Increasing Team Effectiveness

My new responsibilities at EMC make me a part of a large transformational project. I have never before had the privilege of building or changing culture.  But my managers have brought me into such a project.  And we are doing it at very large scale.  Thousands and thousands of people.

The first outward signs of the scope of this project came from a blog post by my second-level manager.  If you are not in the industry the import of Chad’s post may be difficult to decipher.  But those of us in technical sales recognize the ambitious nature of this change.  Chad is not just trying to change reporting lines.  He’s trying to change culture.

It is relatively easy to drive behavioral change of an individual.  One can observe it, measure it, direct it, and refine it.  But behavioral change of a large organization requires indirect methods that have more success at scale.  I believe the most effective way to do this is to seed a new culture. Then watch it take root, grow, and move the masses.

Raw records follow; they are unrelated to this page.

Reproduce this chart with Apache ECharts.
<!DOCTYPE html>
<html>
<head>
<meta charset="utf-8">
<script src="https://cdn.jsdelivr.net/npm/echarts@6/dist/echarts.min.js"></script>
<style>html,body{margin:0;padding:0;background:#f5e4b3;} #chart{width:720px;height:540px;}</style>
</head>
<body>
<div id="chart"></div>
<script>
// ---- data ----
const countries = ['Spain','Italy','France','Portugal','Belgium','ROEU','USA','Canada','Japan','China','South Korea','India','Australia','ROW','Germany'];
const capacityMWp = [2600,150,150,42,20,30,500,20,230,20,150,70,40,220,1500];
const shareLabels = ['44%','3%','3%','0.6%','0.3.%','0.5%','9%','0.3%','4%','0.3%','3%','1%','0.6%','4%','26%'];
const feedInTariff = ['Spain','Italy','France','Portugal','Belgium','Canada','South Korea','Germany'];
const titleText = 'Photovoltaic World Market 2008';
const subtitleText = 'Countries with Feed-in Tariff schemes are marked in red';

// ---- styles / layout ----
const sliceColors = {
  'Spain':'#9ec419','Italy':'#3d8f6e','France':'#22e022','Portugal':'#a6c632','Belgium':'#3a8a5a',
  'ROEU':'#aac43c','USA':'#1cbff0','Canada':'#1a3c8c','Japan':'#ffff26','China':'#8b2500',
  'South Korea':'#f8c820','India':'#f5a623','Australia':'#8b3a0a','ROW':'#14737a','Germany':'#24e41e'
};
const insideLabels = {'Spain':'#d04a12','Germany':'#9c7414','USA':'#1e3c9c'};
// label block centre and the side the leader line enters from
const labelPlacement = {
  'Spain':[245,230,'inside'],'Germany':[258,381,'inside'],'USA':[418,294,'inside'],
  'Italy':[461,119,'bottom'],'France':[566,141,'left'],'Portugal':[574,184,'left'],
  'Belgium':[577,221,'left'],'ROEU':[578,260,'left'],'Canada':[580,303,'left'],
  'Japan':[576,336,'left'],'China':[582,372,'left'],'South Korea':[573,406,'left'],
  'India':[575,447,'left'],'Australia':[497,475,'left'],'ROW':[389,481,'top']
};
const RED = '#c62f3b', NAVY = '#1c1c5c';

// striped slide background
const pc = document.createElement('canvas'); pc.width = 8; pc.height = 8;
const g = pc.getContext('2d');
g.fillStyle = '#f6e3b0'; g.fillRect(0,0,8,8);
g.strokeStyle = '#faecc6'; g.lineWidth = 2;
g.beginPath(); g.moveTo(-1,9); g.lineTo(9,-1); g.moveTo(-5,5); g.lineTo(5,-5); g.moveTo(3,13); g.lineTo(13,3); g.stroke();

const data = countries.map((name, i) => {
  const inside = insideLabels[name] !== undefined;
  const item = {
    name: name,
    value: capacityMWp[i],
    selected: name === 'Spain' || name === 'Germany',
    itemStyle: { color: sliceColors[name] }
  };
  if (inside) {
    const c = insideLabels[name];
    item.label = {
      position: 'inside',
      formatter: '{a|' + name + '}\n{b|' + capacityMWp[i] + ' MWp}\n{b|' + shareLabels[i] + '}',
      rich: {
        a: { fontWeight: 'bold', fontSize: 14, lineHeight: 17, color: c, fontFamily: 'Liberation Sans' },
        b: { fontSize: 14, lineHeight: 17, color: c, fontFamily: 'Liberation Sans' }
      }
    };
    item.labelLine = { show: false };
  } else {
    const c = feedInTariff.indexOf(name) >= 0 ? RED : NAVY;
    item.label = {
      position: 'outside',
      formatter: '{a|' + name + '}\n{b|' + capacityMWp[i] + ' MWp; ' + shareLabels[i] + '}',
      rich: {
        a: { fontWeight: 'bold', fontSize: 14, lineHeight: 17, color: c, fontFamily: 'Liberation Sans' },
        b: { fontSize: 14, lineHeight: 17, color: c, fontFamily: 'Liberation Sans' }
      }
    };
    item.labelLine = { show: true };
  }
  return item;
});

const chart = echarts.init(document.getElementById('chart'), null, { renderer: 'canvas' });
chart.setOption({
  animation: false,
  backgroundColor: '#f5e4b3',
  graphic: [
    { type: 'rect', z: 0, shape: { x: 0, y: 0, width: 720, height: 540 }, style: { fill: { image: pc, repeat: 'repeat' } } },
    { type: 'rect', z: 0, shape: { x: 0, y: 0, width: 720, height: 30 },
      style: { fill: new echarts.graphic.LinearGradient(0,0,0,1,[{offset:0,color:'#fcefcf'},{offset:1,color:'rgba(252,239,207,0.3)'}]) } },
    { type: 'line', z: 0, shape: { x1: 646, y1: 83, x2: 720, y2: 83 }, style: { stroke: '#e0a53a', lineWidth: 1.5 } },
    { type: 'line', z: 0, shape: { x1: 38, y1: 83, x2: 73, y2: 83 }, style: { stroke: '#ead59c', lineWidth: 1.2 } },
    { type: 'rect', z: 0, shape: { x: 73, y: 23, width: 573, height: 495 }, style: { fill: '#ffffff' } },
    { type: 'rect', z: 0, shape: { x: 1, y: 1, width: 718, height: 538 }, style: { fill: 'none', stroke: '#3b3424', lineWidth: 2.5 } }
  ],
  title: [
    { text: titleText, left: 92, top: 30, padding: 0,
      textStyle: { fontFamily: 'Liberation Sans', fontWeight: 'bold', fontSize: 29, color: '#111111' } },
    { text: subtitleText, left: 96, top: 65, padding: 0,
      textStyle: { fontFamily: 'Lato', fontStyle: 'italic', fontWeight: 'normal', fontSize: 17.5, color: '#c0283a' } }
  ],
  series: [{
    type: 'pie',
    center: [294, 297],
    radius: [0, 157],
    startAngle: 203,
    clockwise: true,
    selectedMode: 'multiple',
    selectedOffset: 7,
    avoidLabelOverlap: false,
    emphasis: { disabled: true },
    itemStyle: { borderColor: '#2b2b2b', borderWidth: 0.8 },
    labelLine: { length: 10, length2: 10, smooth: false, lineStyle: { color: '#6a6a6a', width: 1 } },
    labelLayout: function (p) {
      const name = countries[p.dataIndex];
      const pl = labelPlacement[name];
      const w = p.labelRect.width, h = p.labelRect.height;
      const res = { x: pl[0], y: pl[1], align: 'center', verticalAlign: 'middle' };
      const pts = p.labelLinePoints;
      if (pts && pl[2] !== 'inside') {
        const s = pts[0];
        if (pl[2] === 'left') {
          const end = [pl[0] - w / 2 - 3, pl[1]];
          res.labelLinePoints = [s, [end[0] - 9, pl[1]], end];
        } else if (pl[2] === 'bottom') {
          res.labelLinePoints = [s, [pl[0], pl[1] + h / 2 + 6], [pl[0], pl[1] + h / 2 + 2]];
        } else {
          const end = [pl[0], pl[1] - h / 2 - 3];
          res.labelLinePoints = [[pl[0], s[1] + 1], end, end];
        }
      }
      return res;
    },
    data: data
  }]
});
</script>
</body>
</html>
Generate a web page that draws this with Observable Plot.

Culture defines behaviors and imprints them on new hires.  It molds individuals to a group.  By defining a culture we can change the behavior of many people that we may never meet.

In late May I took I took a personal development course. One instructor, Northeastern University professor, shared a document on group dynamics with me.  His paper, The New Science of Building Great Teams from The Harvard Business Review, discussed behaviors that drove efficiency.  I want to create environments in our team to drive these behaviors.  If I can help create a culture that drives these behaviors, I think EMC will benefit as his test groups did.

The paper often highlighted the value of face-to-face communications.  First, with respect to coffee breaks:

Drawing on that insight, we advised the center’s manager to revise the [call center] employees’ coffee break schedule so that everyone on a team took a break at the same time. That would allow people more time to socialize with their teammates, away from their workstations. Though the suggestion flew in the face of standard efficiency practices, the manager was baffled and desperate, so he tried it. And it worked: [Average Handling Time] fell by more than 20% among lower-performing teams and decreased by 8% overall at the call center.

Then later in the paper:

The most valuable form of communication is face-to-face. The next most valuable is by phone or videoconference, but with a caveat: Those technologies become less effective as more people participate in the call or conference. The least valuable forms of communication are e-mail and texting.

The study measured performance of teams and correlated it to the number of face to face communications.  It concluded, “For example, we now know that 35% of the variation in a team’s performance can be accounted for simply by the number of face-to-face exchanges among team members.”

The article spent some time describing how successful teams communicate.  It identifies communication that is within the team as well as communication between teams, dubbed exploration.  The article notes, “Exploration essentially is the energy between a team and the other teams it interacts with.  The most valuable form of communication is face-to-face. E-mail and texting are the least valuable.  Higher-performing teams seek more outside connections, we’ve found. We’ve also seen that scoring well on exploration is most important for creative teams, such as those responsible for innovation, which need fresh perspectives.”

Discussions, whether they are within a team or between teams, are more successful with certain dynamics.  The researcher observed several key characteristics of successful meetings:

The data also reveal, at a higher level, that suc- cessful teams share several defining characteristics:

  1. Everyone on the team talks and listens in roughly equal measure, keeping contributions short and sweet.
  2. Members face one another, and their conversa- tions and gestures are energetic.
  3. Members connect directly with one another— not just with the team leader.
  4. Members carry on back-channel or side conversations within the team.
  5. Members periodically break, go exploring outside the team, and bring information back.”

Lastly, the paper concludes that the best teams are not defined by the technical skills of the manager but by his ability to foster these communications.  The author says, “The best way to build a great team is not to select individuals for their smarts or accomplishments but to learn how they communicate and to shape and guide the team so that it follows successful communication patterns.”

Let me see what lessons I can glean from this study:

  1. Establish policies, programs, and activities that result in organic, face-to-face communication among teams.
  2. Travel as much as possible.  Prefer to visit my teams whenever time and budget will allow.
  3. Use meetings to create many-to-many discussions, not one-to-many.  Correct over-participation and under-participation.
  4. Hire with a preference towards communication.  This means individuals that communicate openly and listen readily.  Managers that identify, value, and cultivate these skills.